Neubauer's Nuggets No writing problem is too big for our Joan
By Joan R. Neubauer
Each month, award-winning author Joan R. Neubauer answers questions from you, her readers. She will answer questions about writing, promotion, publishing, and any other aspect of the publishing industry you can think of. Send your questions to her emailbox at email@example.com Subject: Neubauer Nuggets and maybe yours will be the question she answers next month.
Q: Dear Joan:
I just finished my first magazine assignment and am getting ready to send it to the editor. Should I copyright it before I send it out? I just don't want anyone to steal my work.
A: Dear Mae,
Don't worry that someone will steal your work.
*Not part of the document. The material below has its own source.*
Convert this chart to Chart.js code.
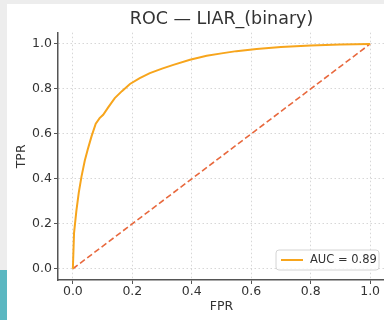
<!DOCTYPE html>
<html>
<head>
<meta charset="utf-8">
<script src="https://cdn.jsdelivr.net/npm/chart.js@4.4.0/dist/chart.umd.min.js"></script>
<style>
  html, body { margin: 0; padding: 0; width: 384px; height: 320px; overflow: hidden; background: #ededed; }
  #striscia { position: absolute; left: 0; top: 270px; width: 7px; height: 50px; background: #5bb7c1; }
  #carta { position: absolute; left: 7px; top: 4px; width: 377px; height: 316px; background: #fff; overflow: hidden; }
  #grafico { display: block; }
</style>
</head>
<body>
<div id="striscia"></div>
<div id="carta"><canvas id="grafico" width="390" height="316"></canvas></div>
<script>
// dati
var fpr = [0, 0.002, 0.004, 0.012, 0.02, 0.029, 0.04, 0.05, 0.063, 0.077, 0.09, 0.102, 0.12, 0.141, 0.165, 0.192, 0.225, 0.259, 0.3, 0.338, 0.394, 0.45, 0.5, 0.55, 0.618, 0.7, 0.8, 0.9, 1.0];
var tpr = [0, 0.08, 0.16, 0.26, 0.34, 0.41, 0.48, 0.53, 0.59, 0.645, 0.67, 0.685, 0.72, 0.759, 0.79, 0.822, 0.848, 0.87, 0.89, 0.907, 0.93, 0.947, 0.958, 0.968, 0.978, 0.986, 0.993, 0.998, 1.0];
var diagX = [0, 1];
var diagY = [0, 1];
var tickX = [0, 0.2, 0.4, 0.6, 0.8, 1.0];
var tickY = [0, 0.2, 0.4, 0.6, 0.8, 1.0];
var etichettaAuc = 'AUC = 0.89';
var titolo = 'ROC — LIAR_(binary)';

Chart.defaults.font.family = "'DejaVu Sans', sans-serif";
Chart.defaults.color = '#333';

function punti(xs, ys) {
  var out = [];
  for (var i = 0; i < xs.length; i++) {
    out.push({x: xs[i], y: ys[i]});
  }
  return out;
}

// legenda dentro l'area del grafico, in basso a destra
var legendaInterna = {
  id: 'legendaInterna',
  afterDatasetsDraw: function(chart) {
    var ctx = chart.ctx;
    var a = chart.chartArea;
    var ds = chart.data.datasets[0];
    var w = 103, h = 20;
    var x = a.right - 6 - w;
    var y = a.bottom - 10 - h;
    var r = 3;
    ctx.save();
    ctx.beginPath();
    ctx.moveTo(x + r, y);
    ctx.lineTo(x + w - r, y);
    ctx.arcTo(x + w, y, x + w, y + r, r);
    ctx.lineTo(x + w, y + h - r);
    ctx.arcTo(x + w, y + h, x + w - r, y + h, r);
    ctx.lineTo(x + r, y + h);
    ctx.arcTo(x, y + h, x, y + h - r, r);
    ctx.lineTo(x, y + r);
    ctx.arcTo(x, y, x + r, y, r);
    ctx.closePath();
    ctx.fillStyle = 'rgba(255,255,255,0.85)';
    ctx.fill();
    ctx.strokeStyle = '#d4d4d4';
    ctx.lineWidth = 1;
    ctx.stroke();
    ctx.beginPath();
    ctx.moveTo(x + 5, y + h / 2);
    ctx.lineTo(x + 27, y + h / 2);
    ctx.strokeStyle = ds.borderColor;
    ctx.lineWidth = ds.borderWidth;
    ctx.stroke();
    ctx.fillStyle = '#333';
    ctx.font = "11.5px 'DejaVu Sans'";
    ctx.textBaseline = 'middle';
    ctx.fillText(ds.label, x + 34, y + h / 2 + 0.5);
    ctx.restore();
  }
};

var ctx = document.getElementById('grafico');
var grafico = new Chart(ctx, {
  type: 'scatter',
  data: {
    datasets: [{
      label: etichettaAuc,
      data: punti(fpr, tpr),
      showLine: true,
      borderColor: '#f7a51c',
      borderWidth: 2,
      pointRadius: 0,
      tension: 0
    }, {
      label: 'random',
      data: punti(diagX, diagY),
      showLine: true,
      borderColor: '#e8693e',
      borderWidth: 1.6,
      borderDash: [6, 3],
      pointRadius: 0
    }]
  },
  options: {
    responsive: false,
    animation: false,
    devicePixelRatio: 1,
    layout: { padding: { top: 0, right: 12, bottom: 0, left: 0 } },
    plugins: {
      legend: { display: false },
      tooltip: { enabled: false },
      title: {
        display: true,
        text: titolo,
        fullSize: false,
        color: '#333',
        font: { size: 17.5, weight: 'normal', lineHeight: 1.2 },
        padding: { top: 5, bottom: 2.7 }
      }
    },
    scales: {
      x: {
        type: 'linear',
        min: -0.05,
        max: 1.05,
        afterBuildTicks: function(scale) {
          scale.ticks = tickX.map(function(v) { return {value: v}; });
        },
        afterFit: function(scale) { scale.height = 40; },
        ticks: {
          padding: 0,
          font: { size: 12.5 },
          callback: function(v) { return v.toFixed(1); }
        },
        grid: { color: '#cdcdcd', lineWidth: 0.8, tickLength: 4, tickColor: '#555', tickWidth: 1, tickBorderDash: [] },
        border: { color: '#555', width: 1.5, dash: [1.5, 2.5] },
        title: { display: true, text: 'FPR', font: { size: 12.5 }, padding: { top: 0, bottom: 6 } }
      },
      y: {
        type: 'linear',
        min: -0.05,
        max: 1.05,
        afterBuildTicks: function(scale) {
          scale.ticks = tickY.map(function(v) { return {value: v}; });
        },
        afterFit: function(scale) { scale.width = 51; },
        ticks: {
          padding: 2,
          font: { size: 12.5 },
          callback: function(v) { return v.toFixed(1); }
        },
        grid: { color: '#cdcdcd', lineWidth: 0.8, tickLength: 4, tickColor: '#555', tickWidth: 1, tickBorderDash: [] },
        border: { color: '#555', width: 1.5, dash: [1.5, 2.5] },
        title: { display: true, text: 'TPR', font: { size: 12.5 }, padding: { top: 7, bottom: 0 } }
      }
    }
  },
  plugins: [legendaInterna]
});
</script>
</body>
</html>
As a writer, I understand your concern to protect your work, but by and large, as soon as an editor sees any kind of copyright notice on a manuscript, she immediately views the author as an amateur, and may choose not to buy the article on that basis alone.
Then of course, you must consider that the publication to which you are sending your article has a reputation to protect. They don't want to become known in the industry as a publication that steals work.
You have your name on your work. Copyright law is written so that at the moment you create a work, copyright law protects it. You sign your name to it and the law assigns that protection to you.
Rest easy. Do not copyright your article. Get it into the editor on time and show her the professional you are. Then work on getting future assignments.
Good luck, Joan
Q: Dear Joan,
I've been writing for a few years and have sold a few articles to local newspapers and magazines. In the past few weeks I have found a writers group on the other side of town. I went to their meeting but it seems that they're all real new writers. I don't see an advantage to me to join this group, but my husband says I should. What would you do?
A: Dear Jenny,
Your husband is right. You should join. Writing is such a solitary profession that you should take advantage of any opportunity to meet and share information with other writers. Just because you have a little experience under your belt, doesn't mean that you can't learn anything from these fledgling writers.
Then of course there is the fact that because you are already a selling author, you can perhaps teach these new writers a few lessons. Remember, none of us ever succeeds alone. I'll bet you that somewhere along the line you had someone you could ask for advice. I mean look here, you're asking me a question. Wouldn't it be nice if you could become a kind of "godmother" to this group and nurture some new talent? Think of it as an opportunity to do some good, advance your own career, and maybe show someone else to publication.